Lidokino 2 Der Isländer Baltasar Kormákur will mit seinem Film „Everest“ zu viel auf einmal: das kommerzialisierte Bergsteigen kritisieren und das Abenteuer auskosten

Jake Gyllenhaal landet wegen des Wettbewerbsbeitrags „Everest“ zu den 72. Internationalen Filmfestspielen von Venedig am Lido Foto: Ettore Ferrari/dpa

von Cristina Nord

Während feuchte Hitze allen Mostra-Besuchern den Schweiß über Stirn und Wangen rinnen lässt, bleibt es auf der Leinwand kalt. Denn der Eröffnungsfilm, „Everest“ von dem isländischen Regisseur Baltasar Kormákur folgt Bergsteigern auf den höchsten Gipfel der Welt. An Gletschereis, frostigem Wind, Schneegestöber und Wechten herrscht deshalb kein Mangel. Der Film beruht auf wahren Begebenheiten; im Mai 1996 versuchten zwei Teams gemeinsam, den Gipfel des Mount Everest über die Südroute zu besteigen, wurden aber von einer Kaltwetterfront mit Sturm und Gewitter überrascht, sodass mehrere Männer und die einzige Frau den Abstieg nicht schafften.

Der Journalist Jon Krakauer war unter den Überlebenden, er schrieb über die Expedition das Buch „Into Thin Air“ („In eisige Höhen“, 1997). Um die dem Hochgebirge eigenen visuellen Effekte zu verstärken, benutzt Kormákur 3-D. Das entfaltet eine gewisse Wirkung, etwa wenn man von unten, aus einer Gletscherspalte heraus, auf eine Leiter blickt, die wackelt und in die Tiefe zu stürzen droht, während einer der Bergsteiger unglücklich daran hängt; aus eigener Kraft, so viel ahnt man, kommt der Mann nicht auf die Beine und auf festen Grund.

Hübsche Effekte ergeben sich auch, wenn ein Eispickel im Bildvordergrund in den Schnee schlägt, während der dazugehörige Mann in den Hintergrund verbannt wird, oder wenn halb erfrorene Hände in den Kinoraum ragen. Doch sosehr solche Einstellungen die Dramatik des Geschehens unterstreichen, so wenig täuschen sie darüber hinweg, dass Kormákur für ein grundlegendes Problem keine Lösung findet. Die Flugaufnahmen vom Gipfel oder von besonders markanten Passagen sowie die Kamerafahrten über vergletscherte Flächen, an spektakulärem Eisbruch oder dunklem Fels vorbei, stehen eher unverbunden neben dem eigentlichen Geschehen.

Kaum nähert sich die Kamera den Bergsteigern, sieht man nicht viel mehr als Wesen, die bis zur Nasenspitze in Funktionskleidung eingewickelt sind.
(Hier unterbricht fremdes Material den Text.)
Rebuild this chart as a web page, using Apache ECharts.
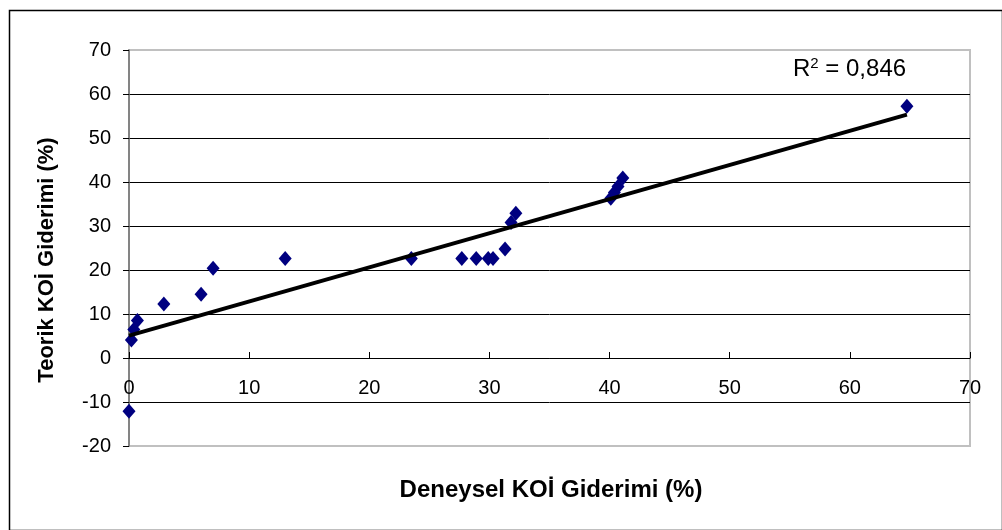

Man kann sie nicht gut ausein­anderhalten, woran auch der Versuch eines Farbleitsystems – Rob Hall, der Expeditionsleiter (Jason Clarke) trägt eine rote Daunenjacke, Yasuko Namba (Naoko Mori), die Frau im Team, eine hell­blaue – nichts ändert, und das macht die Orientierung in der Ansammlung von Haupt- und Nebenfiguren bisweilen schwer. Das würde nicht weiter stören, ließe „Everest“ das flache, sichere Terrain des Erzählkinos hinter sich. Das tut der Film aber in keinem Augenblick.
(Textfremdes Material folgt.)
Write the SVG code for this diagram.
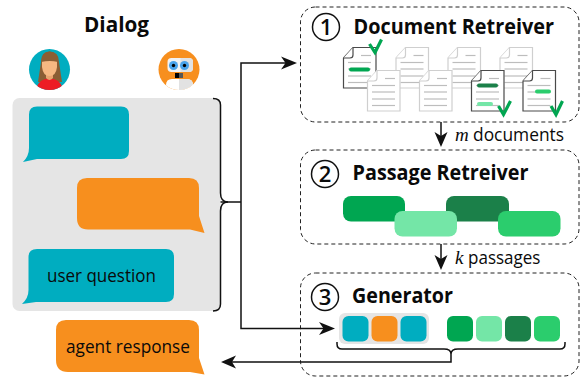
<svg xmlns="http://www.w3.org/2000/svg" xmlns:xlink="http://www.w3.org/1999/xlink" width="580" height="377" viewBox="0 0 580 377">
<style>
text{font-family:"Open Sans","Noto Sans","Liberation Sans",sans-serif;fill:#0a0a0a}
.title{font-size:21px;font-weight:700}
.lbl{font-size:17.5px}
.var{font-family:"Liberation Serif",serif;font-style:italic;font-size:19px}
.num{font-size:22px;font-weight:600;text-anchor:middle}
.box{fill:none;stroke:#222;stroke-width:1;stroke-dasharray:4 3}
.ring{fill:#fff;stroke:#111;stroke-width:1.5}
.conn{fill:none;stroke:#111;stroke-width:1.5}
.teal{fill:#00adc0}.orange{fill:#f78f1e}
.g1{fill:#00a651}.g2{fill:#74e6a7}.g3{fill:#1b8049}.g4{fill:#2bcd6d}
.check{fill:none;stroke:#00a651;stroke-width:3.2}
.hl{stroke-width:4;stroke-linecap:round;fill:none}
</style>
<defs>
<g id="doc"><path d="M10 .5H33V41H.5V11Z" fill="#fff" stroke-width="1.200"/><path d="M10 .5V8Q10 11 7 11H.5" fill="#fff" stroke-width="1.200"/><line x1="18" x2="28" y1="8.500" y2="8.500" stroke="#bdbdbd" stroke-width="1.200"/><line x1="5" x2="28" y1="15.500" y2="15.500" stroke="#bdbdbd" stroke-width="1.200"/><line x1="5" x2="28" y1="22" y2="22" stroke="#bdbdbd" stroke-width="1.200"/><line x1="5" x2="28" y1="29" y2="29" stroke="#bdbdbd" stroke-width="1.200"/><line x1="5" x2="28" y1="35.500" y2="35.500" stroke="#bdbdbd" stroke-width="1.200"/></g>
<clipPath id="cp"><circle cx="49.500" cy="69.500" r="20.500"/></clipPath>
<clipPath id="cr"><circle cx="179" cy="69.500" r="20.500"/></clipPath>
</defs>

<g id="dialog-title"><text class="title" x="84" y="32" textLength="65" lengthAdjust="spacingAndGlyphs">Dialog</text></g>

<g id="user-avatar">
<circle cx="49.500" cy="69.500" r="20.500" class="teal"/>
<g clip-path="url(#cp)">
<path d="M38 82L41 62Q41 51.500 49.500 51.500Q59 51.500 59 62L62 82Z" fill="#8b5e34"/>
<path d="M36 92Q36 82 45 79H54Q63 82 63 92Z" fill="#ed1c24"/>
<path d="M46 74H53V78Q49.500 82 46 78Z" fill="#e9a46f"/>
<path d="M42 60H57V67Q56 76 49.500 76Q43 76 42 67Z" fill="#f6b882"/>
<path d="M41 62Q42 51.500 49.500 51.500Q58 51.500 58 62Q50 60 41 62Z" fill="#8b5e34"/>
</g>
</g>

<g id="agent-avatar">
<circle cx="179" cy="69.500" r="20.500" class="orange"/>
<g clip-path="url(#cr)">
<rect x="167.500" y="58" width="25.500" height="14" rx="4" fill="#f2f2f2"/>
<path d="M180.500 58H189Q193 58 193 62V68Q193 72 189 72H180.500Z" fill="#e2e2e2"/>
<circle cx="173.500" cy="65.500" r="4.500" fill="#4aa3ea"/><circle cx="184.500" cy="65.500" r="4.500" fill="#4aa3ea"/>
<circle cx="173.500" cy="65.500" r="1.700" fill="#000"/><circle cx="184.500" cy="65.500" r="1.700" fill="#000"/>
<rect x="175" y="73" width="4" height="5" fill="#000"/><rect x="179" y="73" width="4" height="5" fill="#555"/>
<path d="M166 92V85Q166 79 172 79H187Q193 79 193 85V92Z" fill="#fff"/>
<path d="M179 79H187Q193 79 193 85V92H179Z" fill="#e2e2e2"/>
</g>
</g>

<g id="dialog-panel"><rect x="12.500" y="98" width="208" height="213" rx="7" fill="#e5e5e5"/></g>

<g id="bubble-user-1"><path class="teal" d="M37 106.500H121Q129 106.500 129 114.500V151Q129 159 121 159H37L23 162Q29 156 29 148V114.500Q29 106.500 37 106.500Z"/></g>
<g id="bubble-agent-1"><path class="orange" d="M87 178H189Q199 178 199 188V216L204.500 233L190 229.500H88Q77 229.500 77 218V188Q77 178 87 178Z"/></g>
<g id="bubble-user-2"><path class="teal" d="M37 249H166Q174 249 174 257V294Q174 302 166 302H36L22 304Q28.500 298 28.500 290V257Q28.500 249 37 249Z"/><text class="lbl" x="47" y="282" textLength="109" lengthAdjust="spacingAndGlyphs">user question</text></g>
<g id="bubble-agent-2"><path class="orange" d="M66 320H189Q199 320 199 330V358L204.500 374.500L190 372H68Q56 372 56 360V330Q56 320 66 320Z"/><text class="lbl" x="66" y="353" textLength="124" lengthAdjust="spacingAndGlyphs">agent response</text></g>

<g id="step-1">
<rect class="box" x="300.500" y="7" width="278.500" height="115" rx="15"/>
<circle class="ring" cx="326" cy="27" r="13.500"/><text class="num" x="326" y="35">1</text>
<text class="title" x="353.500" y="34" textLength="200.500" lengthAdjust="spacingAndGlyphs">Document Retreiver</text>
<g stroke="#cfcfcf">
<use xlink:href="#doc" href="#doc" x="395.500" y="47"/><use xlink:href="#doc" href="#doc" x="447.500" y="47"/><use xlink:href="#doc" href="#doc" x="499.500" y="47"/>
</g>
<g stroke="#4a4a4a"><use xlink:href="#doc" href="#doc" x="343" y="47"/></g>
<g stroke="#cfcfcf"><use xlink:href="#doc" href="#doc" x="367" y="70"/><use xlink:href="#doc" href="#doc" x="419" y="70"/></g>
<g stroke="#4a4a4a"><use xlink:href="#doc" href="#doc" x="471" y="70"/><use xlink:href="#doc" href="#doc" x="522.500" y="70"/></g>
<line class="hl" stroke="#00a651" x1="351" x2="368" y1="69.500" y2="69.500"/>
<line class="hl" stroke="#1b8049" x1="479" x2="496" y1="85.500" y2="85.500"/>
<line class="hl" stroke="#74e6a7" x1="479" x2="491" y1="104" y2="104"/>
<line class="hl" stroke="#2bcd6d" x1="537" x2="549" y1="91.500" y2="91.500"/>
<path class="check" d="M369.500 44L375 52.500L381.500 39.500"/>
<path class="check" d="M498.500 106L503.500 114.500L510.500 101"/>
<path class="check" d="M551 106L556 114.500L562.500 101"/>
</g>

<g id="step-2">
<rect class="box" x="300.500" y="150" width="278.500" height="94" rx="15"/>
<circle class="ring" cx="325" cy="174" r="13.500"/><text class="num" x="325" y="182">2</text>
<text class="title" x="352.500" y="180" textLength="176" lengthAdjust="spacingAndGlyphs">Passage Retreiver</text>
<rect class="g1" x="343" y="196" width="62" height="25.500" rx="8"/>
<rect class="g3" x="446" y="196" width="63" height="25.500" rx="8"/>
<rect class="g2" x="394.500" y="211" width="62.500" height="25.500" rx="8"/>
<rect class="g4" x="498" y="211" width="62.500" height="25.500" rx="8"/>
</g>

<g id="step-3">
<rect class="box" x="300.500" y="273" width="278.500" height="103" rx="15"/>
<circle class="ring" cx="325" cy="297" r="13.500"/><text class="num" x="325" y="305">3</text>
<text class="title" x="352" y="303" textLength="101" lengthAdjust="spacingAndGlyphs">Generator</text>
<rect x="339" y="313" width="90" height="31" rx="6" fill="#e5e5e5"/>
<rect class="teal" x="342.500" y="316" width="26" height="25.500" rx="6"/>
<rect class="orange" x="371.500" y="316" width="26" height="25.500" rx="6"/>
<rect class="teal" x="400.500" y="316" width="26" height="25.500" rx="6"/>
<rect class="g1" x="447" y="316" width="26" height="25.500" rx="6"/>
<rect class="g2" x="476" y="316" width="26" height="25.500" rx="6"/>
<rect class="g3" x="505" y="316" width="26" height="25.500" rx="6"/>
<rect class="g4" x="534" y="316" width="26" height="25.500" rx="6"/>
</g>

<g id="connectors">
<path class="conn" d="M213 98.500Q220.500 98.500 220.500 105V193Q220.500 202 228 202Q220.500 202 220.500 211V304Q220.500 311 213 311"/>
<path class="conn" d="M220.500 202H241"/>
<path class="conn" d="M290 63H241V328.500H328"/>
<path d="M297 63L281 56.500L285.500 63L281 69.500Z" fill="#111"/>
<path d="M335 328.500L319 322L323.500 328.500L319 335Z" fill="#111"/>
<path class="conn" d="M337 342V344Q337 349 342 349H444Q451 349 451 354Q451 349 458 349H560Q565 349 565 344V342"/>
<path class="conn" d="M451 354V362H232"/>
<path d="M221 362L236 355.500L232 362L236 368.500Z" fill="#111"/>
<path class="conn" d="M441 122V138"/>
<path d="M441 147L434.500 132L441 136L447.500 132Z" fill="#111"/>
<path class="conn" d="M441 244V262"/>
<path d="M441 270L434.500 255L441 259L447.500 255Z" fill="#111"/>
</g>
<g id="labels">
<text class="var" x="455" y="141" style="font-family:'Liberation Serif',serif;font-style:italic">m</text>
<text class="lbl" x="473" y="141" textLength="91" lengthAdjust="spacingAndGlyphs">documents</text>
<text class="var" x="455" y="264" style="font-family:'Liberation Serif',serif;font-style:italic">k</text>
<text class="lbl" x="468" y="264" textLength="72.500" lengthAdjust="spacingAndGlyphs">passages</text>
</g>
</svg>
Und er will zu viel auf einmal: Kritik am kommerzialisierten Bergsteigen üben, das Abenteuer und das Heldentum auskosten und es zugleich unterspülen, außerdem möglichst akkurat und detailreich das Scheitern der Expedition nachzeichnen. Dabei verliert „Everest“ eine eigene Position aus dem Blick. So stehen dann klischeehafte Szenen, in denen Halls schwangere Ehefrau Jan (Keira Knightley) zu Hause vor Sorge schier umkommt, neben überraschend nonchalanten Bildern. Der Tod der Bergsteiger etwa ereignet sich eher beiläufig. Als einer an der Felskante Hillary Step den Verstand verliert, hakt er sich aus dem Seil aus und rutscht nach unten aus dem Bild. Schade nur, dass es mit der Nonchalance vorbei ist, wenn man danach die leeren Karabiner im Bildvordergrund baumeln sieht.